Material provided:
• • •

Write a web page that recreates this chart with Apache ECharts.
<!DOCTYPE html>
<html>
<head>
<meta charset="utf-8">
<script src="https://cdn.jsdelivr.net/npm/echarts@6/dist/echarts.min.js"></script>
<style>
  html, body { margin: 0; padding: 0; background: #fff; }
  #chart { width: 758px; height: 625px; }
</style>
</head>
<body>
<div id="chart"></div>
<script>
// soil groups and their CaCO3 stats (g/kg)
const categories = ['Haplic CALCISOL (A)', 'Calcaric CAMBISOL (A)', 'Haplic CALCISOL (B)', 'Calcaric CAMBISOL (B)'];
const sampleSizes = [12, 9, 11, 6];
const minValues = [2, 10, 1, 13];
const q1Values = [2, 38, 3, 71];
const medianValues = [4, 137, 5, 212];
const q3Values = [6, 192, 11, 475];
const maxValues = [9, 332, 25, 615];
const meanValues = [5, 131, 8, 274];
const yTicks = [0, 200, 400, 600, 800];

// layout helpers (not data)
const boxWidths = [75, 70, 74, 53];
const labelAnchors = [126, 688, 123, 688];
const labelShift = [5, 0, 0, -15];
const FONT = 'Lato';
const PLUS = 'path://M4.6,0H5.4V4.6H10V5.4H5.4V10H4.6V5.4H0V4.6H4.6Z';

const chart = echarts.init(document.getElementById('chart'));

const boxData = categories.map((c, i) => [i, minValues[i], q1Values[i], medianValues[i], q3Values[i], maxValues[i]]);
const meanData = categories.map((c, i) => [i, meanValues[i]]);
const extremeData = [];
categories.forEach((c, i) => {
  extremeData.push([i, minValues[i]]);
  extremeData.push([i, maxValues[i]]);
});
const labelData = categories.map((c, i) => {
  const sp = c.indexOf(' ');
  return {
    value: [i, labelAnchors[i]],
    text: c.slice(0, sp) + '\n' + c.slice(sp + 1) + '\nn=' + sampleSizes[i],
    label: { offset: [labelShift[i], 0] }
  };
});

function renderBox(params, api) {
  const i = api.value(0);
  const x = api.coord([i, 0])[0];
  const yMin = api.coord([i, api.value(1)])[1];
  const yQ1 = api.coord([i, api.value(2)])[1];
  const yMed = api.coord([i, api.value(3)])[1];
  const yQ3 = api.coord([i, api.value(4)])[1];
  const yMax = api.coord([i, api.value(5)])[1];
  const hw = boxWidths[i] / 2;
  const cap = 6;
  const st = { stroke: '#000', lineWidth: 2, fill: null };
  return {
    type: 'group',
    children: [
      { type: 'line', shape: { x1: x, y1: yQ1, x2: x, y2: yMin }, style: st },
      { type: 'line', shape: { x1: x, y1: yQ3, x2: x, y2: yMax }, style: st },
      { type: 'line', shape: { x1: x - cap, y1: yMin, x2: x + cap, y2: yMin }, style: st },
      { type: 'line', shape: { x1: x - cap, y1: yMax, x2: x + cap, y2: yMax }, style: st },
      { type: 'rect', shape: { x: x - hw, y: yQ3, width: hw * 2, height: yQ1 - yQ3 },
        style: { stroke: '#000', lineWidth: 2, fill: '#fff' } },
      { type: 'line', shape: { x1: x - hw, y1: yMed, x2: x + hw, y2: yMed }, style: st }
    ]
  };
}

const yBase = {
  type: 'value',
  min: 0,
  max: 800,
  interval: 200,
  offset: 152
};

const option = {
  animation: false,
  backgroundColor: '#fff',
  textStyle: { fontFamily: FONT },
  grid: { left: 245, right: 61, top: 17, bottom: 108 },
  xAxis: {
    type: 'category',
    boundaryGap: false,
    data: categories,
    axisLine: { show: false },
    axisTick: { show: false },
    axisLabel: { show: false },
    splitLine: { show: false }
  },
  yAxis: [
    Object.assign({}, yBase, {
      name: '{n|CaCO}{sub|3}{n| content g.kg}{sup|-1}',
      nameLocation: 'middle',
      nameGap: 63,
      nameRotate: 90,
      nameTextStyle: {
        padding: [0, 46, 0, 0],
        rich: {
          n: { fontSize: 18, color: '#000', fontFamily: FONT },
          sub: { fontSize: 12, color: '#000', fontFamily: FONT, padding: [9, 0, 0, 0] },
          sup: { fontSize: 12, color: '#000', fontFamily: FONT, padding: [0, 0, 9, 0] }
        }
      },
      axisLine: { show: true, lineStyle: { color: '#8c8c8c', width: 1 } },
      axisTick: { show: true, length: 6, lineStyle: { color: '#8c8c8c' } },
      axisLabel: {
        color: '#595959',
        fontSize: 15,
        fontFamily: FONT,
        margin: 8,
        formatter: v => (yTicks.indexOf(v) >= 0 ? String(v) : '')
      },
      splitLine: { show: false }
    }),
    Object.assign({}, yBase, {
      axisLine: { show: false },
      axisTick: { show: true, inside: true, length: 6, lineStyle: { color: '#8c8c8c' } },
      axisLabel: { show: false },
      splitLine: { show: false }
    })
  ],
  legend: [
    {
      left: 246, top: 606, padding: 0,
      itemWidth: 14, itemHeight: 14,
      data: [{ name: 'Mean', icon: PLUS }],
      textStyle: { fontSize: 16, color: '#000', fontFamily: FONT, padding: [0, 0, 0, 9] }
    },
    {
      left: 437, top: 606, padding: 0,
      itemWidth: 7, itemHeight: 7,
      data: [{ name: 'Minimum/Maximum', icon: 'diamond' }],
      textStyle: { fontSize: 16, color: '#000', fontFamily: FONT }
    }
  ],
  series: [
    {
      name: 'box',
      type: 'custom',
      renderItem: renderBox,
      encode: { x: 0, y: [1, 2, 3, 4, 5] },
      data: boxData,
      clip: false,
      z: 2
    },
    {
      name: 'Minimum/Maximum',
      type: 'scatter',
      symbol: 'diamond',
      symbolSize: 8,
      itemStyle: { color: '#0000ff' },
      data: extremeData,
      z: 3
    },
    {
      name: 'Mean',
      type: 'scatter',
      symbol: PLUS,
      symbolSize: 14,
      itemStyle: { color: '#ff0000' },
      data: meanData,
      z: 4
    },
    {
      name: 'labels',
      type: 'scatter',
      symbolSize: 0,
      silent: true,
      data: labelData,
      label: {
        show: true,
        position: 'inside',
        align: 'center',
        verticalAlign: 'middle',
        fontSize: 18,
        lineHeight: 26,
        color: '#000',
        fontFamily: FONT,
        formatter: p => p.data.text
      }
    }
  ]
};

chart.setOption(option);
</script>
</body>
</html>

• • •

Problem requirements:
From the top of the listing above, restate each line word for word up to and including the line with "const chart = echarts.init(document.getElementById('chart'));"; add nothing else.

Expected answer:
Write a web page that recreates this chart with Apache ECharts.
<!DOCTYPE html>
<html>
<head>
<meta charset="utf-8">
<script src="https://cdn.jsdelivr.net/npm/echarts@6/dist/echarts.min.js"></script>
<style>
  html, body { margin: 0; padding: 0; background: #fff; }
  #chart { width: 758px; height: 625px; }
</style>
</head>
<body>
<div id="chart"></div>
<script>
// soil groups and their CaCO3 stats (g/kg)
const categories = ['Haplic CALCISOL (A)', 'Calcaric CAMBISOL (A)', 'Haplic CALCISOL (B)', 'Calcaric CAMBISOL (B)'];
const sampleSizes = [12, 9, 11, 6];
const minValues = [2, 10, 1, 13];
const q1Values = [2, 38, 3, 71];
const medianValues = [4, 137, 5, 212];
const q3Values = [6, 192, 11, 475];
const maxValues = [9, 332, 25, 615];
const meanValues = [5, 131, 8, 274];
const yTicks = [0, 200, 400, 600, 800];

// layout helpers (not data)
const boxWidths = [75, 70, 74, 53];
const labelAnchors = [126, 688, 123, 688];
const labelShift = [5, 0, 0, -15];
const FONT = 'Lato';
const PLUS = 'path://M4.6,0H5.4V4.6H10V5.4H5.4V10H4.6V5.4H0V4.6H4.6Z';

const chart = echarts.init(document.getElementById('chart'));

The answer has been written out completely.